## TASK OBJECTIVE
Look through the lines below and extract each one that contains "Output".

## GIVEN RECORDS
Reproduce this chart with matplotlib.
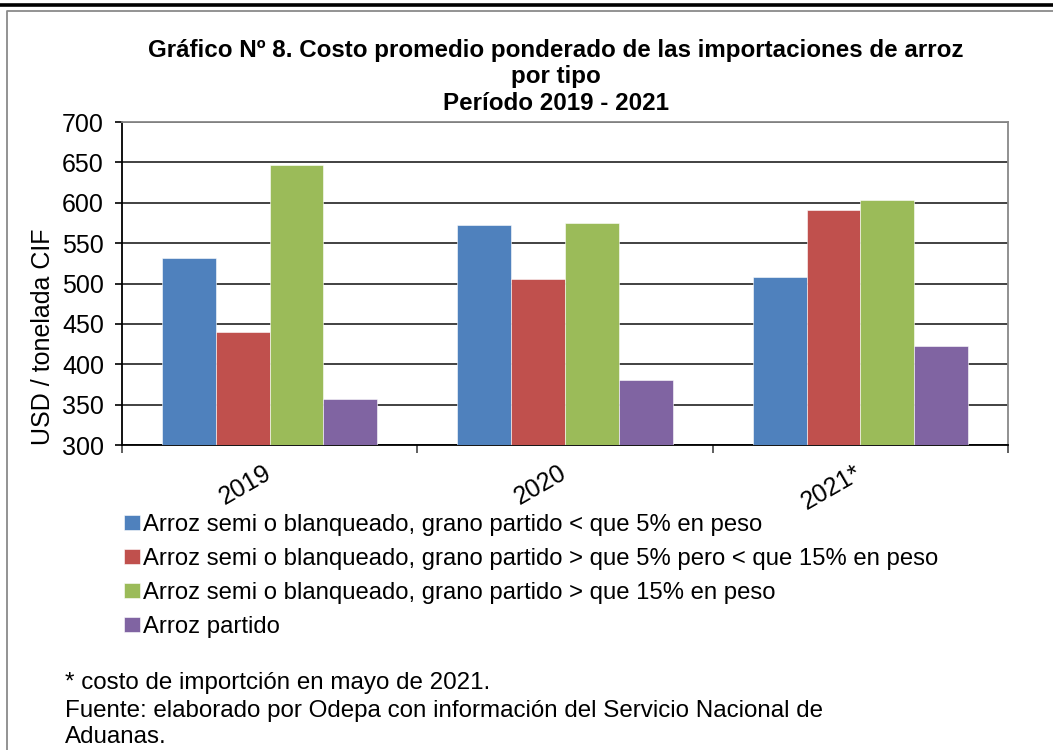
import numpy as np
import matplotlib.pyplot as plt
from matplotlib.lines import Line2D

plt.rcParams['font.family'] = ['Liberation Sans', 'DejaVu Sans']

# data
years = ['2019', '2020', '2021*']
series_names = ['Arroz semi o blanqueado, grano partido < que 5% en peso',
                'Arroz semi o blanqueado, grano partido > que 5% pero < que 15% en peso',
                'Arroz semi o blanqueado, grano partido > que 15% en peso',
                'Arroz partido']
menor_5 = [531, 572, 508]
entre_5_15 = [440, 505, 591]
mayor_15 = [647, 575, 603]
partido = [357, 380, 423]
colors = ['#4F81BD', '#C0504D', '#9BBB59', '#8064A2']

fig = plt.figure(figsize=(10.53, 7.5), dpi=100)
ax = fig.add_axes([122/1053, 1-445/750, 886/1053, 323/750])

x = np.arange(len(years))
w = 0.182
all_series = [menor_5, entre_5_15, mayor_15, partido]
bars = []
for i, vals in enumerate(all_series):
    b = ax.bar(x + (i-1.5)*w, np.array(vals)-300, w, bottom=300, color=colors[i],
               edgecolor='white', linewidth=0.4, zorder=3, label=series_names[i])
    bars.append(b)

ax.set_xlim(-0.5, 2.5)
ax.set_ylim(300, 700)
ax.set_yticks(range(300, 701, 50))
ax.yaxis.grid(True, color='#333333', linewidth=1.3, zorder=0)
ax.tick_params(axis='y', labelsize=18, length=5, width=1.2, color='black', pad=8)

ax.set_xticks(x)
ax.set_xticklabels(years, rotation=30, ha='right', va='center', rotation_mode='anchor', fontsize=18)
ax.set_xticks([-0.5, 0.5, 1.5, 2.5], minor=True)
ax.tick_params(axis='x', which='major', length=0, pad=19)
ax.tick_params(axis='x', which='minor', length=6, width=1.2, color='#444444', direction='out')

ax.spines['left'].set_color('black')
ax.spines['left'].set_linewidth(1.3)
ax.spines['bottom'].set_color('black')
ax.spines['bottom'].set_linewidth(1.3)
ax.spines['top'].set_color('#888888')
ax.spines['top'].set_linewidth(1.3)
ax.spines['right'].set_color('#888888')
ax.spines['right'].set_linewidth(1.3)

ax.set_ylabel('USD / tonelada CIF', fontsize=18, va='center')
ax.yaxis.set_label_coords((43-122)/886, (445-337)/323)

fig.text(556/1053, 1-50/750, 'Gráfico Nº 8. Costo promedio ponderado de las importaciones de arroz',
         ha='center', va='center', fontsize=17.4, fontweight='bold')
fig.text(556/1053, 1-77/750, 'por tipo', ha='center', va='center', fontsize=17.4, fontweight='bold')
fig.text(556/1053, 1-103/750, 'Período 2019 - 2021', ha='center', va='center', fontsize=17.4, fontweight='bold')

leg = fig.legend(handles=bars, labels=series_names, loc='upper left',
                 bbox_to_anchor=(124/1053, 1-514/750), frameon=False, fontsize=17.2,
                 handlelength=0.67, handleheight=0.55, handletextpad=0.12, labelspacing=0.5,
                 borderaxespad=0, borderpad=0)

fig.text(65/1053, 1-683/750, '* costo de importción en mayo de 2021.', fontsize=17.4, va='center')
fig.text(65/1053, 1-711/750, 'Fuente: elaborado por Odepa con información del Servicio Nacional de',
         fontsize=17.4, va='center')
fig.text(65/1053, 1-737/750, 'Aduanas.', fontsize=17.4, va='center')

# frame around the chart
fig.add_artist(Line2D([0, 1], [1-5/750, 1-5/750], color='black', linewidth=2.6, transform=fig.transFigure))
fig.add_artist(Line2D([7/1053, 7/1053, 1], [0, 1-11/750, 1-11/750], color='#8a8a8a',
                      linewidth=1.3, transform=fig.transFigure))

fig.savefig('out.png', dpi=100)
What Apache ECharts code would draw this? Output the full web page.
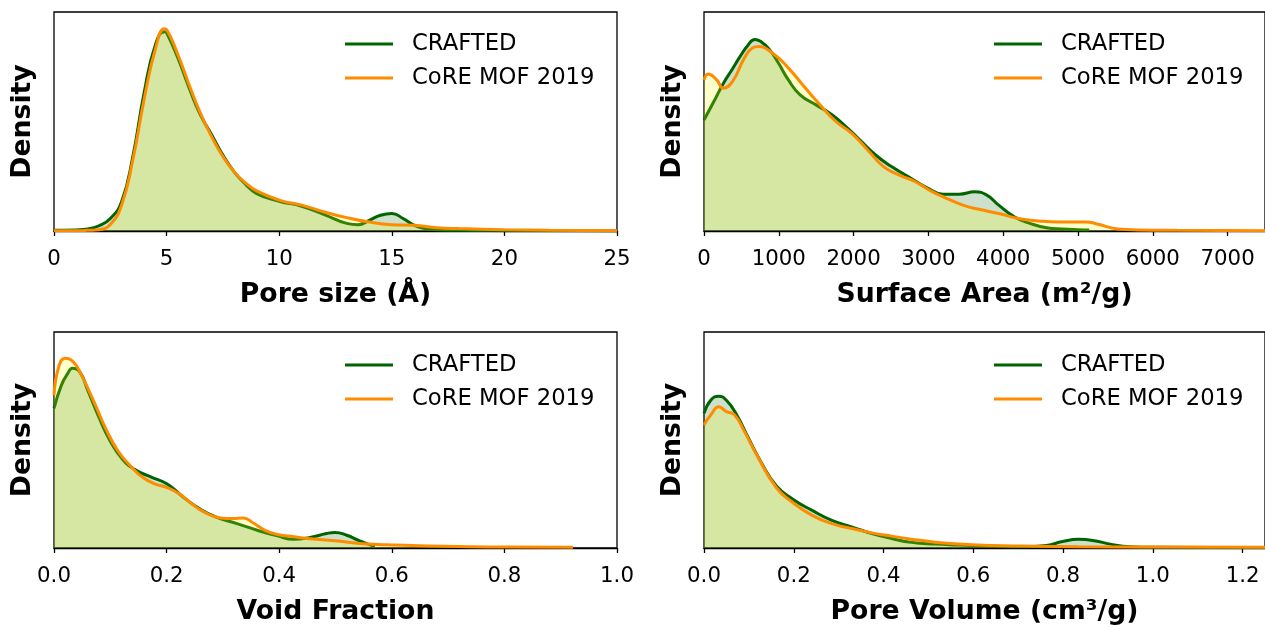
<!DOCTYPE html>
<html>
<head>
<meta charset="utf-8">
<script src="https://cdn.jsdelivr.net/npm/echarts@6/dist/echarts.min.js"></script>
<style>
html,body{margin:0;padding:0;background:#fff;}
#chart{width:1265px;height:627px;}
</style>
</head>
<body>
<div id="chart"></div>
<script>
// ---- Data (relative density; 1 = top of frame) ----
// Pore size (Å)
const poreSizeCraftedX = [0,1,1.5,2,2.5,3,3.5,4,4.5,4.9,5,5.5,6,6.5,7,7.5,8,8.5,9,10,11,12,13,13.5,14,14.5,15,15.5,16,16.5,17,18,20,22,25];
const poreSizeCraftedY = [0.003,0.005,0.009,0.024,0.057,0.133,0.34,0.63,0.85,0.91,0.905,0.79,0.653,0.53,0.44,0.347,0.27,0.214,0.171,0.136,0.113,0.075,0.035,0.029,0.049,0.072,0.08,0.057,0.026,0.011,0.006,0.003,0.0015,0.001,0];
const poreSizeCoreX = [0,1,1.5,2,2.5,3,3.5,4,4.5,4.9,5,5.5,6,6.5,7,7.5,8,8.5,9,10,11,12,13,14,15,16,17,18,20,22,25];
const poreSizeCoreY = [0.0015,0.0015,0.003,0.006,0.03,0.118,0.324,0.6,0.83,0.924,0.92,0.806,0.668,0.538,0.431,0.34,0.27,0.22,0.183,0.141,0.118,0.087,0.061,0.041,0.029,0.026,0.015,0.011,0.006,0.003,0.0015];

// Surface area (m²/g)
const surfaceCraftedX = [0,130,258,380,481,580,682,754,860,993,1126,1285,1498,1710,1922,2082,2294,2507,2772,2985,3197,3409,3622,3781,3940,4153,4365,4578,4790,5003,5150];
const surfaceCraftedY = [0.507,0.59,0.674,0.74,0.796,0.845,0.875,0.866,0.835,0.768,0.691,0.622,0.576,0.531,0.469,0.416,0.347,0.294,0.24,0.197,0.168,0.168,0.179,0.164,0.118,0.064,0.034,0.015,0.009,0.006,0.005];
const surfaceCoreX = [0,57,170,258,382,542,648,726,913,1126,1338,1551,1763,1975,2188,2400,2613,2825,3037,3250,3462,3675,3940,4206,4472,4737,5109,5268,5534,5799,6330,7500];
const surfaceCoreY = [0.69,0.717,0.69,0.652,0.683,0.791,0.836,0.842,0.813,0.745,0.66,0.576,0.5,0.446,0.37,0.294,0.255,0.225,0.182,0.148,0.118,0.099,0.08,0.057,0.046,0.041,0.041,0.031,0.009,0.005,0.003,0.0015];

// Void fraction
const voidCraftedX = [0,0.013,0.024,0.033,0.046,0.06,0.078,0.1,0.122,0.143,0.172,0.201,0.23,0.259,0.288,0.325,0.361,0.397,0.426,0.455,0.484,0.499,0.52,0.542,0.57];
const voidCraftedY = [0.646,0.753,0.806,0.832,0.814,0.73,0.616,0.494,0.41,0.364,0.329,0.296,0.235,0.181,0.143,0.113,0.082,0.056,0.04,0.049,0.067,0.072,0.059,0.034,0.006];
const voidCoreX = [0,0.009,0.02,0.035,0.049,0.071,0.093,0.114,0.136,0.158,0.18,0.201,0.223,0.245,0.267,0.296,0.317,0.336,0.354,0.375,0.397,0.426,0.455,0.499,0.542,0.593,0.665,0.738,0.81,0.922];
const voidCoreY = [0.707,0.845,0.878,0.86,0.799,0.677,0.547,0.448,0.38,0.326,0.296,0.28,0.25,0.204,0.166,0.139,0.136,0.139,0.116,0.082,0.0625,0.052,0.043,0.034,0.021,0.015,0.009,0.006,0.0046,0.003];

// Pore volume (cm³/g)
const volumeCraftedX = [0,0.015,0.033,0.05,0.073,0.099,0.126,0.161,0.197,0.241,0.285,0.329,0.374,0.418,0.462,0.515,0.569,0.639,0.71,0.763,0.799,0.834,0.87,0.905,0.949,1.011,1.25];
const volumeCraftedY = [0.623,0.684,0.703,0.684,0.616,0.509,0.402,0.288,0.227,0.174,0.128,0.098,0.067,0.044,0.026,0.018,0.014,0.009,0.006,0.012,0.03,0.04,0.034,0.018,0.006,0.003,0.0015];
const volumeCoreX = [0,0.015,0.033,0.05,0.068,0.09,0.117,0.161,0.197,0.241,0.285,0.329,0.374,0.418,0.462,0.515,0.569,0.639,0.71,0.834,1.011,1.25];
const volumeCoreY = [0.57,0.616,0.654,0.631,0.616,0.54,0.433,0.28,0.212,0.151,0.113,0.09,0.07,0.055,0.041,0.027,0.018,0.012,0.009,0.006,0.0046,0.003];

// Axis settings
const panelNames = ['Pore size (Å)', 'Surface Area (m²/g)', 'Void Fraction', 'Pore Volume (cm³/g)'];
const xMins = [0, 0, 0, 0];
const xMaxs = [25, 7500, 1.0, 1.25];
const xIntervals = [5, 1000, 0.2, 0.2];
const seriesNames = ['CRAFTED', 'CoRE MOF 2019'];

const craftedColor = '#006400';
const coreColor = '#ff8c00';
const FONT = 'DejaVu Sans';

function pairs(xs, ys) { return xs.map((x, i) => [x, ys[i]]); }

const panelData = [
  [pairs(poreSizeCraftedX, poreSizeCraftedY), pairs(poreSizeCoreX, poreSizeCoreY)],
  [pairs(surfaceCraftedX, surfaceCraftedY), pairs(surfaceCoreX, surfaceCoreY)],
  [pairs(voidCraftedX, voidCraftedY), pairs(voidCoreX, voidCoreY)],
  [pairs(volumeCraftedX, volumeCraftedY), pairs(volumeCoreX, volumeCoreY)]
];

const gridPos = [
  {left: 54, top: 12}, {left: 704, top: 12},
  {left: 54, top: 332}, {left: 704, top: 332}
];
const legendPos = [
  {left: 345, top: 29}, {left: 994, top: 29},
  {left: 345, top: 350}, {left: 994, top: 350}
];

const grids = gridPos.map(p => ({
  left: p.left, top: p.top, width: 563, height: 219,
  show: true, borderColor: '#000', borderWidth: 1.3, backgroundColor: 'transparent'
}));

const labelFmt = [
  v => String(v),
  v => String(v),
  v => v.toFixed(1),
  v => v.toFixed(1)
];

const xAxes = panelNames.map((nm, i) => ({
  type: 'value', gridIndex: i, min: xMins[i], max: xMaxs[i], interval: xIntervals[i],
  name: nm, nameLocation: 'middle', nameGap: 51,
  nameTextStyle: {fontFamily: FONT, fontSize: 26.7, fontWeight: 'bold', color: '#000'},
  axisLine: {show: true, onZero: false, lineStyle: {color: '#000', width: 1.3}},
  axisTick: {show: true, inside: false, length: 5, lineStyle: {color: '#000', width: 1.3}},
  axisLabel: {fontFamily: FONT, fontSize: 21.3, color: '#000', margin: 18,
              showMaxLabel: (i === 1 || i === 3) ? false : true, formatter: labelFmt[i]},
  splitLine: {show: false}
}));

const yAxes = panelNames.map((nm, i) => ({
  type: 'value', gridIndex: i, min: 0, max: 1,
  name: 'Density', nameLocation: 'middle', nameRotate: 90, nameGap: 17,
  nameTextStyle: {fontFamily: FONT, fontSize: 26.7, fontWeight: 'bold', color: '#000'},
  axisLine: {show: false}, axisTick: {show: false}, axisLabel: {show: false},
  splitLine: {show: false}
}));

const series = [];
panelData.forEach((pd, i) => {
  series.push({
    name: seriesNames[0], type: 'line', xAxisIndex: i, yAxisIndex: i,
    data: pd[0], showSymbol: false, symbol: 'none', smooth: 0.5,
    color: craftedColor,
    lineStyle: {color: craftedColor, width: 3},
    areaStyle: {color: 'rgba(0,100,0,0.2)', opacity: 1, origin: 'start'},
    z: 2
  });
  series.push({
    name: seriesNames[1], type: 'line', xAxisIndex: i, yAxisIndex: i,
    data: pd[1], showSymbol: false, symbol: 'none', smooth: 0.5,
    color: coreColor,
    lineStyle: {color: coreColor, width: 3},
    areaStyle: {color: 'rgba(255,255,0,0.2)', opacity: 1, origin: 'start'},
    z: 3
  });
});

const legends = legendPos.map(p => ({
  left: p.left, top: p.top + 2, padding: 0, orient: 'vertical', selectedMode: false,
  icon: 'rect', itemWidth: 48, itemHeight: 3, itemGap: 8,
  data: seriesNames,
  textStyle: {fontFamily: FONT, fontSize: 22.7, color: '#000', lineHeight: 26, padding: [0, 0, 0, 14]}
}));

const chart = echarts.init(document.getElementById('chart'), null, {renderer: 'canvas'});
chart.setOption({
  animation: false,
  backgroundColor: '#fff',
  grid: grids,
  xAxis: xAxes,
  yAxis: yAxes,
  legend: legends,
  series: series
});
</script>
</body>
</html>
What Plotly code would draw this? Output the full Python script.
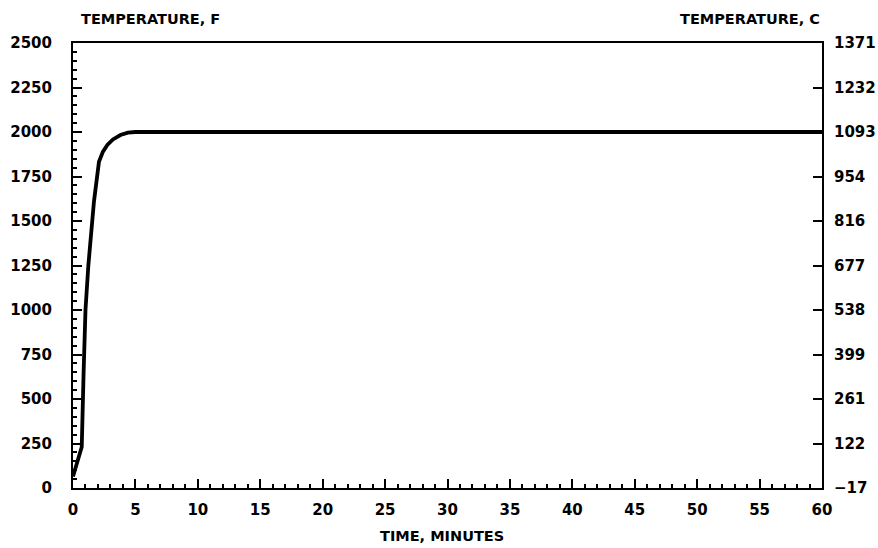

## REPLY TO THE EXERCISE
What Apache ECharts code would draw this? Output the full web page.
What Plotly code would draw this? Output the full Python script.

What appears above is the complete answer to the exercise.